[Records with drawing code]

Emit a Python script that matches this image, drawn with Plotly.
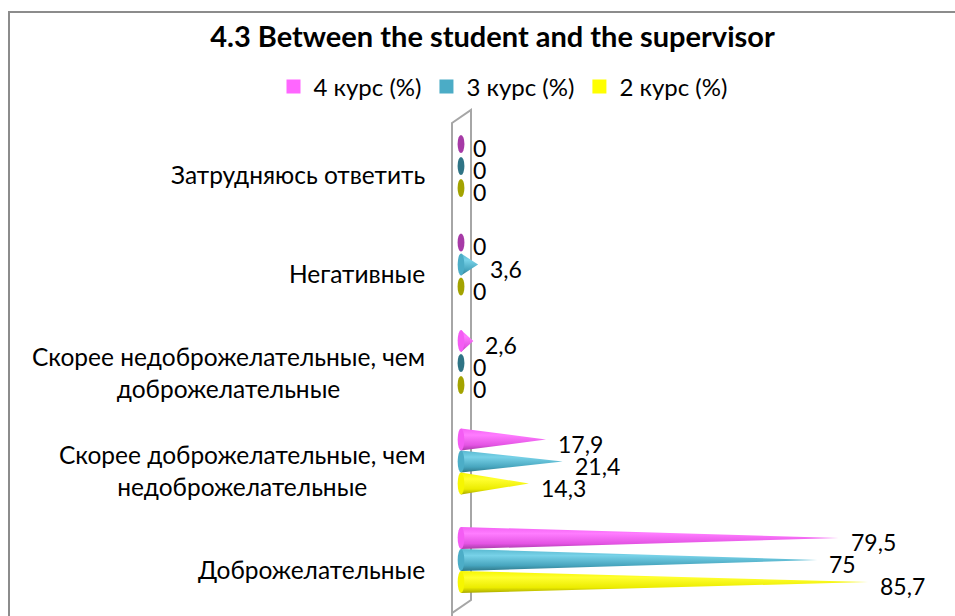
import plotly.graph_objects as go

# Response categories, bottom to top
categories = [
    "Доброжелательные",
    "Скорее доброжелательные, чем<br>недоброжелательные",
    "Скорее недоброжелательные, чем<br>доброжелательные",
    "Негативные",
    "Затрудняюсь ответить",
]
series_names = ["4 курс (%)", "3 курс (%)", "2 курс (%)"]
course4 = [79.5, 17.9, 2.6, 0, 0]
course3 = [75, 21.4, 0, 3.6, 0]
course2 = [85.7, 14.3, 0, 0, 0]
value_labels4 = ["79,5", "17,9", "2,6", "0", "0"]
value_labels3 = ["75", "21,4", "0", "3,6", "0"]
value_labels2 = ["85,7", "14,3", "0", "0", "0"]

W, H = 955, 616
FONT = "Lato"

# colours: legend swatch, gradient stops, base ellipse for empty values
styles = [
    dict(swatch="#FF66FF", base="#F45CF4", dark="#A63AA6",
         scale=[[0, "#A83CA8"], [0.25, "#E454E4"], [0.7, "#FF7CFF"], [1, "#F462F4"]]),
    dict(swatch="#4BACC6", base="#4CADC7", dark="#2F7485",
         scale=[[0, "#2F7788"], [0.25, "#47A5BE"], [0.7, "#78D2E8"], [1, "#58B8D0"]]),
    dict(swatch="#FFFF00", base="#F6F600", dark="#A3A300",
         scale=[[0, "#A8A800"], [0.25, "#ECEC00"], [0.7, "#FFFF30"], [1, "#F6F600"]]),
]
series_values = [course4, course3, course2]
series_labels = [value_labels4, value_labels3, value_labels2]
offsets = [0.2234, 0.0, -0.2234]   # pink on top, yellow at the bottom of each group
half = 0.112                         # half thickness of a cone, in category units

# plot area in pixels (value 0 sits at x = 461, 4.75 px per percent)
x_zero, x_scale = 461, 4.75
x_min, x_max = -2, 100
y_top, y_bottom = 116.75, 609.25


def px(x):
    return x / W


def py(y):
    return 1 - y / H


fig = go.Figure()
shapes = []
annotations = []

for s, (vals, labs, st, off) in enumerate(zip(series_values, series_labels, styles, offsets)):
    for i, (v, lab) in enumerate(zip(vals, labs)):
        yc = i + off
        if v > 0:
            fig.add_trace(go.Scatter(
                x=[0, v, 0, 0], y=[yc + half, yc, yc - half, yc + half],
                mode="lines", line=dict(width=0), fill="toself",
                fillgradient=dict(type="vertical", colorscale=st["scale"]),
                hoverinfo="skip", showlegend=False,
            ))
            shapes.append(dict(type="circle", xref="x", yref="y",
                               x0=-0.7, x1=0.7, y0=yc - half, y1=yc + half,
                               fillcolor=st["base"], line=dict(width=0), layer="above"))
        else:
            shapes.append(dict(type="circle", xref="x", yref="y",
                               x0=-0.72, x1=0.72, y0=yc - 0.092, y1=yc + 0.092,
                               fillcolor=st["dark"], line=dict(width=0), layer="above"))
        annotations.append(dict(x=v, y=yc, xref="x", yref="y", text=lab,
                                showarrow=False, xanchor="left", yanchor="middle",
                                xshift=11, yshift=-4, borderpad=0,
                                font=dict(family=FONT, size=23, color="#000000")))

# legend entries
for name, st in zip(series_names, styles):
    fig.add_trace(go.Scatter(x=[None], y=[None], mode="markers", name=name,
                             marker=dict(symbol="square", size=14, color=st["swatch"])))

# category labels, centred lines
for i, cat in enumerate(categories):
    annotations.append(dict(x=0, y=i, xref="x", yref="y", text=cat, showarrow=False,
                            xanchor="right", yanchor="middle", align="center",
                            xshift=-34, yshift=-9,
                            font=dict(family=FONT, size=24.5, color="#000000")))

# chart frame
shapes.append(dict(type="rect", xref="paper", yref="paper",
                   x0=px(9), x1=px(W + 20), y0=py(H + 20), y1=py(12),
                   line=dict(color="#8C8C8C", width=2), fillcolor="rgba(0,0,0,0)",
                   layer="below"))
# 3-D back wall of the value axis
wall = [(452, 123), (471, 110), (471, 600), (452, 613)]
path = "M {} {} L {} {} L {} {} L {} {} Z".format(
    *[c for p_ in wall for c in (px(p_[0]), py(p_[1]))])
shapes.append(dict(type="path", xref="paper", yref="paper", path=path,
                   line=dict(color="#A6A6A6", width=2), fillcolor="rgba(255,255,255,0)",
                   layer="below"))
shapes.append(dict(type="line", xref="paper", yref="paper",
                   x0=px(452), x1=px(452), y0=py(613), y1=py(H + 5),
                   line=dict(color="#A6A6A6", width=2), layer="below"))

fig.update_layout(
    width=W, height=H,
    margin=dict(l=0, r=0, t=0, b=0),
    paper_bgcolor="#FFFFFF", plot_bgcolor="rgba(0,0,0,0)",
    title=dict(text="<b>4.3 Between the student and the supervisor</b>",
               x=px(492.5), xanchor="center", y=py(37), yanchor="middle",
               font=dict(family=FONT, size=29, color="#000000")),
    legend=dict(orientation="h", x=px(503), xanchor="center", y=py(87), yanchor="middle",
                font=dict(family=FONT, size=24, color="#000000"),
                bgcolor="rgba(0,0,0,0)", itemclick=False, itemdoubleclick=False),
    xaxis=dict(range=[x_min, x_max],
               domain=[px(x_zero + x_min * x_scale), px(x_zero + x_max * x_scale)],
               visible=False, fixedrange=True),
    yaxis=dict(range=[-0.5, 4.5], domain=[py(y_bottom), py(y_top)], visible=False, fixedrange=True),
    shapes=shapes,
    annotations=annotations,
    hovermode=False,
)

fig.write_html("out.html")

* * *

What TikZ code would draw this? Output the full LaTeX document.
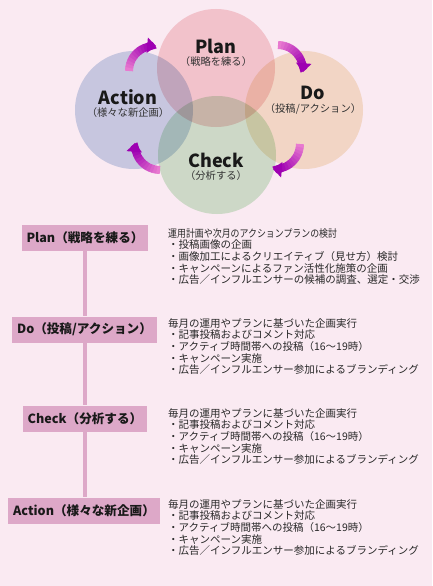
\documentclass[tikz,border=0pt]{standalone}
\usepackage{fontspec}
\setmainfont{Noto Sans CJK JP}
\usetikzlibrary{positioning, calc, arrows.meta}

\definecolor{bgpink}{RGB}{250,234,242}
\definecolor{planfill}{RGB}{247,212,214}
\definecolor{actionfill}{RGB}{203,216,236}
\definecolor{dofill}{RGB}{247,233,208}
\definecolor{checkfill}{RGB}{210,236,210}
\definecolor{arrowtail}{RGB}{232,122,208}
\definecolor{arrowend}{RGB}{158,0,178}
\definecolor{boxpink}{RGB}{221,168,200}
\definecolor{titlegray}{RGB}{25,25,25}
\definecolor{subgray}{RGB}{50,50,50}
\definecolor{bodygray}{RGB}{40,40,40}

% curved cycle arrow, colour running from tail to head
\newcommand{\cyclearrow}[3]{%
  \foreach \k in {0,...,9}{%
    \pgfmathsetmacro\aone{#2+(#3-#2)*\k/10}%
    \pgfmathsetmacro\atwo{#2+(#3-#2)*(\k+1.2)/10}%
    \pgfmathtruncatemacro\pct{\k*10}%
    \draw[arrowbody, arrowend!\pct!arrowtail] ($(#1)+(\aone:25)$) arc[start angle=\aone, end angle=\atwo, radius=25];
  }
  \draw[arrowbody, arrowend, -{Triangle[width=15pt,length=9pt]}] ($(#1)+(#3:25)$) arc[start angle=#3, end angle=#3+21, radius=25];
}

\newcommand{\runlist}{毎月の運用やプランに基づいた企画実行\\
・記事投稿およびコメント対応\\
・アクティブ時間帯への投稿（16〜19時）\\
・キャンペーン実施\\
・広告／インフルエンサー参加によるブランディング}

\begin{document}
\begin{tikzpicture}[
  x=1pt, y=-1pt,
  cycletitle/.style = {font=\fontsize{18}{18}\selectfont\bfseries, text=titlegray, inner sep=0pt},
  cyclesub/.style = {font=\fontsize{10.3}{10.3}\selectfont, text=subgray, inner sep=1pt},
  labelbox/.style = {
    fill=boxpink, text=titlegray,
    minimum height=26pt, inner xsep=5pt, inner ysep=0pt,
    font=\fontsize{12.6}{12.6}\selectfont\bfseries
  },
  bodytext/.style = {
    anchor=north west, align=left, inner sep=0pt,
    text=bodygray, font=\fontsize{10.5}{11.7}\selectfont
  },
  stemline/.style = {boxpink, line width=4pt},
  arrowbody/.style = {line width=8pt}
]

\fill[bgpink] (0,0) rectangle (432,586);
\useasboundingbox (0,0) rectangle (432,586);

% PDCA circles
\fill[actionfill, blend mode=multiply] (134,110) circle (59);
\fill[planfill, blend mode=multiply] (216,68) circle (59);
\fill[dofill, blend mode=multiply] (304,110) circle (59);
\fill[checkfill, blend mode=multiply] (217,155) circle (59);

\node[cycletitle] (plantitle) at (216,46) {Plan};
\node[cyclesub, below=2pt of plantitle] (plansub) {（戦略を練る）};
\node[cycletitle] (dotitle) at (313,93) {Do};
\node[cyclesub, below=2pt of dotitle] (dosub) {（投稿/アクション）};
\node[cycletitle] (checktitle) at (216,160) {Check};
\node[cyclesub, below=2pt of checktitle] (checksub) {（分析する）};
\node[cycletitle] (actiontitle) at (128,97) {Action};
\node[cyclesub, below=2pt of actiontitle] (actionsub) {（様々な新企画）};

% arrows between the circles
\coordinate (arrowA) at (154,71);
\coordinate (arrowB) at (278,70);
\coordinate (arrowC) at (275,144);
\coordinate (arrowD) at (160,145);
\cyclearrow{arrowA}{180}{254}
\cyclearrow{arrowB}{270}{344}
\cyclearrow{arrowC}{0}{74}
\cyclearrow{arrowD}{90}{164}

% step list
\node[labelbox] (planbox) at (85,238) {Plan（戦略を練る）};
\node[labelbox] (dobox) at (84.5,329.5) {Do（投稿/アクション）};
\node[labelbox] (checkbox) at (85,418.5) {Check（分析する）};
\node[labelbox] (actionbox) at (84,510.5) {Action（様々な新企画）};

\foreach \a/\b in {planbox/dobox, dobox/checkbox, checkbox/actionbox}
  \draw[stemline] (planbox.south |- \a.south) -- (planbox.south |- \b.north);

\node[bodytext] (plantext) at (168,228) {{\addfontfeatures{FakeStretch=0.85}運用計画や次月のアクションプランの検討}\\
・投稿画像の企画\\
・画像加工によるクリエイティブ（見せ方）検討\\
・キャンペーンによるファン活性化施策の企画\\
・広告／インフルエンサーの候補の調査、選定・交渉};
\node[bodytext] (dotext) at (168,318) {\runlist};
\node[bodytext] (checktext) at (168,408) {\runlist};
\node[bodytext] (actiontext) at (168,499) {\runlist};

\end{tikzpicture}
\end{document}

▶ **REQUIREMENT**: Nothing but the lines from the one with "Emit a Python" through the one with "import plotly.graph_objects as go" is to be copied, exactly and ends included. Leave pictures out.

▶ **EXERCISE ANSWER**:
Emit a Python script that matches this image, drawn with Plotly.
import plotly.graph_objects as go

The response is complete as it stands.